■ **REQUIRED TASK**:
Exactly and only the lines from the one containing "Output the Python" through the one containing "import matplotlib.transforms as mtransforms" belong in your copy. Pictures do not.

■ **INPUT FOR THIS TASK**:
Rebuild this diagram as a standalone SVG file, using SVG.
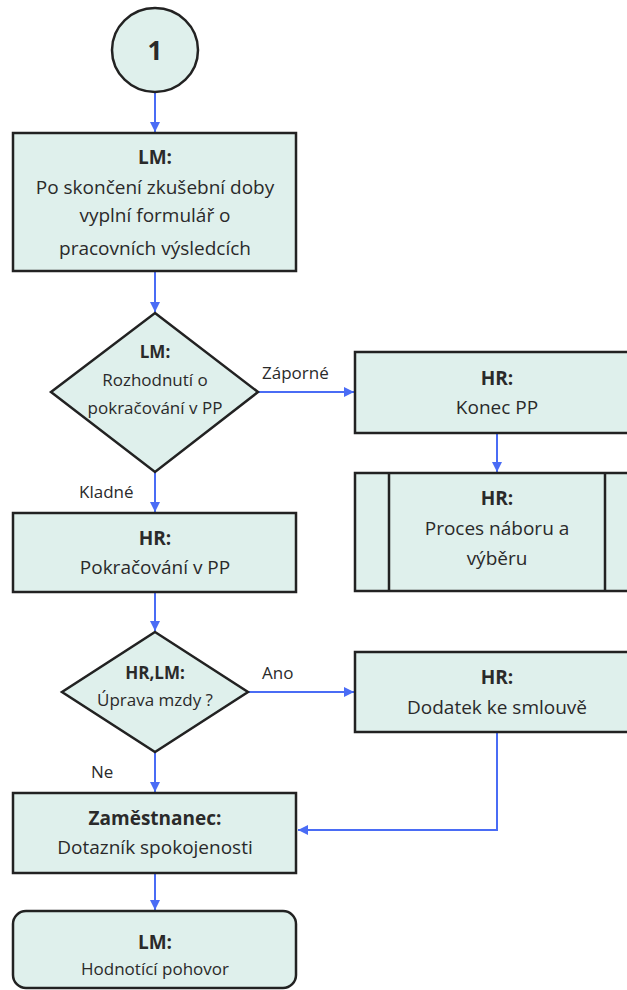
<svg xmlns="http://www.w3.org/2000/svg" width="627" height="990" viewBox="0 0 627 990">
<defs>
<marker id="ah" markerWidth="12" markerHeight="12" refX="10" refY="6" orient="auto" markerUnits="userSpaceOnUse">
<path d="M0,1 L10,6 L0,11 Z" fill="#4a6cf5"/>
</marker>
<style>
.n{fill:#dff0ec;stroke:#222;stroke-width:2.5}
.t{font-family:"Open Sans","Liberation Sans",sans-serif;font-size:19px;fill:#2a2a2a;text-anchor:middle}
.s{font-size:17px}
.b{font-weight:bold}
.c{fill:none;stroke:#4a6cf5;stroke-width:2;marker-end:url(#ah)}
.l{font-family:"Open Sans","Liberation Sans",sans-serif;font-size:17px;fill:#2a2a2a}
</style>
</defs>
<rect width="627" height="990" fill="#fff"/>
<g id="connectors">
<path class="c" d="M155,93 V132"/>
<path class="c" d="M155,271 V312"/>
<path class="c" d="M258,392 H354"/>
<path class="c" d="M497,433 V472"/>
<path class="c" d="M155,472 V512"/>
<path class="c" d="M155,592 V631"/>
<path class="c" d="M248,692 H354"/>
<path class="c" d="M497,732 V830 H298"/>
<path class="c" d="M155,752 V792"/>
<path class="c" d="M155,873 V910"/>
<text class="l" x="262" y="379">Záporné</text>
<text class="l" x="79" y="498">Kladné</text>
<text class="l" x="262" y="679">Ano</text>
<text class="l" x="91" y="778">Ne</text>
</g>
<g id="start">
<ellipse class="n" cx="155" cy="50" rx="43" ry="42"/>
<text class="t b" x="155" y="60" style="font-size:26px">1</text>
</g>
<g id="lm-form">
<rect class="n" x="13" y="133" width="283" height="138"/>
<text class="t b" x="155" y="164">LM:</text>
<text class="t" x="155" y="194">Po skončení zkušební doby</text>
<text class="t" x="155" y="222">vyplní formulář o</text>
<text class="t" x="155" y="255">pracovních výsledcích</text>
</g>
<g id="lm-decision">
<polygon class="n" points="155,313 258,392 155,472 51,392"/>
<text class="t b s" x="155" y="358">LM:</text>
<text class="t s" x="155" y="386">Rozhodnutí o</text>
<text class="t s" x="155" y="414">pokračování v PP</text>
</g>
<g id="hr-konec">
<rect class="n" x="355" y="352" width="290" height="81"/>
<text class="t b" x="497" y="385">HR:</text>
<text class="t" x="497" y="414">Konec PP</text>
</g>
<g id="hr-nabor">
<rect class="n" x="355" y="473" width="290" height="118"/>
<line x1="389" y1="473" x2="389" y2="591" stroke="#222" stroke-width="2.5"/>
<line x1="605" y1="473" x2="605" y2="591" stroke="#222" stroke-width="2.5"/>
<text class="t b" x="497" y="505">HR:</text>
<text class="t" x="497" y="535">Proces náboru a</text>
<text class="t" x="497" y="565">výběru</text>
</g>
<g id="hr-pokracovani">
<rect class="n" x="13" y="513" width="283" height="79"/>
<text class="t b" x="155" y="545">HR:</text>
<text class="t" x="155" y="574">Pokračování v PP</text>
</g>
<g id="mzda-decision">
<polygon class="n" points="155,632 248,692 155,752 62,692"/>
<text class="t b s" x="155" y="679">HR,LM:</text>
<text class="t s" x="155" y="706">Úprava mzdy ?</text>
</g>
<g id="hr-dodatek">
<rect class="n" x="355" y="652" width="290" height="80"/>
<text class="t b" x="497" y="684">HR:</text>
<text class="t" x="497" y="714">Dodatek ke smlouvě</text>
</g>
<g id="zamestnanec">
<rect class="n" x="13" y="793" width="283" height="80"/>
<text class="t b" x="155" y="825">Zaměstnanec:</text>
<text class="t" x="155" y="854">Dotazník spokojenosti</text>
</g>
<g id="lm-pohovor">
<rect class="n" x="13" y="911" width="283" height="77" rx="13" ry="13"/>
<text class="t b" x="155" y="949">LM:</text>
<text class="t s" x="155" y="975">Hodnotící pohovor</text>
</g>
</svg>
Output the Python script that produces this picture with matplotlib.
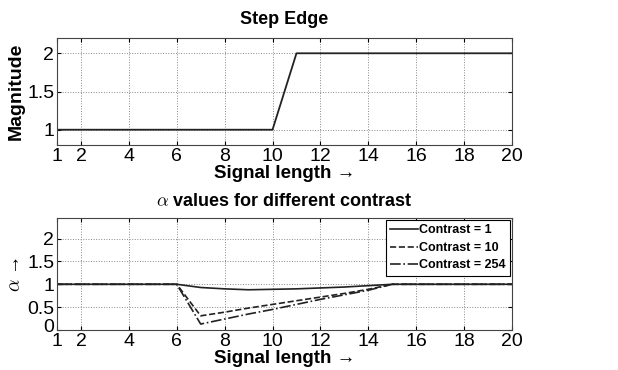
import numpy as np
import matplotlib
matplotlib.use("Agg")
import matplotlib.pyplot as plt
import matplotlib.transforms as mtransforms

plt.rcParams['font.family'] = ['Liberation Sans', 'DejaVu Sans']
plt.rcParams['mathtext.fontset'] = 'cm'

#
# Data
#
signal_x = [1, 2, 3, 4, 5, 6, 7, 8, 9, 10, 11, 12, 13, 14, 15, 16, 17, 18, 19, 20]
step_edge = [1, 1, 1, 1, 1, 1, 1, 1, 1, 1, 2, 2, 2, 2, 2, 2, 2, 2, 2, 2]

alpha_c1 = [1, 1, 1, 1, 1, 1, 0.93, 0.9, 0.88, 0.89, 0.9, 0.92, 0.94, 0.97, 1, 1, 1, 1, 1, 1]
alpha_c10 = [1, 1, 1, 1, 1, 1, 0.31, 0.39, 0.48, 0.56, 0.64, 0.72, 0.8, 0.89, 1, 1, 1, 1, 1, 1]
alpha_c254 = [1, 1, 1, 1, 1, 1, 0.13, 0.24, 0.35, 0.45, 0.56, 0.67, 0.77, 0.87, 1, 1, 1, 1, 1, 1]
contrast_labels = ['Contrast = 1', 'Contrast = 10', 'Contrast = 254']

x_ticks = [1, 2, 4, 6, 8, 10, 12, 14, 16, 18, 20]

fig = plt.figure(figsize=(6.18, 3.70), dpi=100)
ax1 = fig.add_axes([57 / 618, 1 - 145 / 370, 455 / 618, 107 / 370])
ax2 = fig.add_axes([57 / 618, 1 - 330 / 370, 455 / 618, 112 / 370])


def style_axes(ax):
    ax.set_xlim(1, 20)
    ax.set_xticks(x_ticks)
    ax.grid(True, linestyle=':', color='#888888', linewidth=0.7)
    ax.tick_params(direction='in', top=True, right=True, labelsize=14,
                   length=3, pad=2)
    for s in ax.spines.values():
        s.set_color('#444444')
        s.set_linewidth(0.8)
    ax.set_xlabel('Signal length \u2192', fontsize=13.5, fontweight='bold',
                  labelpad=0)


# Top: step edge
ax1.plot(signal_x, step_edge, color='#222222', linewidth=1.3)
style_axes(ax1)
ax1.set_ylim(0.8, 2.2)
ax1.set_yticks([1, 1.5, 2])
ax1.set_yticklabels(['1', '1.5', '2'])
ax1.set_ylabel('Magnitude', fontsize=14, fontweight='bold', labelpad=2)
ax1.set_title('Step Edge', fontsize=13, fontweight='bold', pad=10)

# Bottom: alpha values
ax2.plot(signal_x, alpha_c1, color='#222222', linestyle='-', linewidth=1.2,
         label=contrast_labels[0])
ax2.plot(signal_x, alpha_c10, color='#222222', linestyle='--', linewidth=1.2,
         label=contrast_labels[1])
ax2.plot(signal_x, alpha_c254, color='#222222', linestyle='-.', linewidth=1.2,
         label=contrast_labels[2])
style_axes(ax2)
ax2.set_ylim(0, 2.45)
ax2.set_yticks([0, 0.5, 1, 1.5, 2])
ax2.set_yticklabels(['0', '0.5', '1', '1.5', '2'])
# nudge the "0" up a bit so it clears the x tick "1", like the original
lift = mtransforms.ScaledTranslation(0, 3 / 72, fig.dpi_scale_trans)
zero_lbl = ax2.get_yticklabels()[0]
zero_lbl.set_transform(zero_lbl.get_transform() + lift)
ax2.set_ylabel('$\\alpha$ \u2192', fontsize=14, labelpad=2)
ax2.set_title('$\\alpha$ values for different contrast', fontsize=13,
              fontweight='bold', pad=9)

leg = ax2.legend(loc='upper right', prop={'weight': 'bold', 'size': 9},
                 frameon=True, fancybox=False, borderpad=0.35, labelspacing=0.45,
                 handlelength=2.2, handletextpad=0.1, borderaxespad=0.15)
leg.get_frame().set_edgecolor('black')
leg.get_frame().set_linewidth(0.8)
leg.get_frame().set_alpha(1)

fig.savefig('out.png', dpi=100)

■ **SOLUTION**:
Output the Python script that produces this picture with matplotlib.
import numpy as np
import matplotlib
matplotlib.use("Agg")
import matplotlib.pyplot as plt
import matplotlib.transforms as mtransforms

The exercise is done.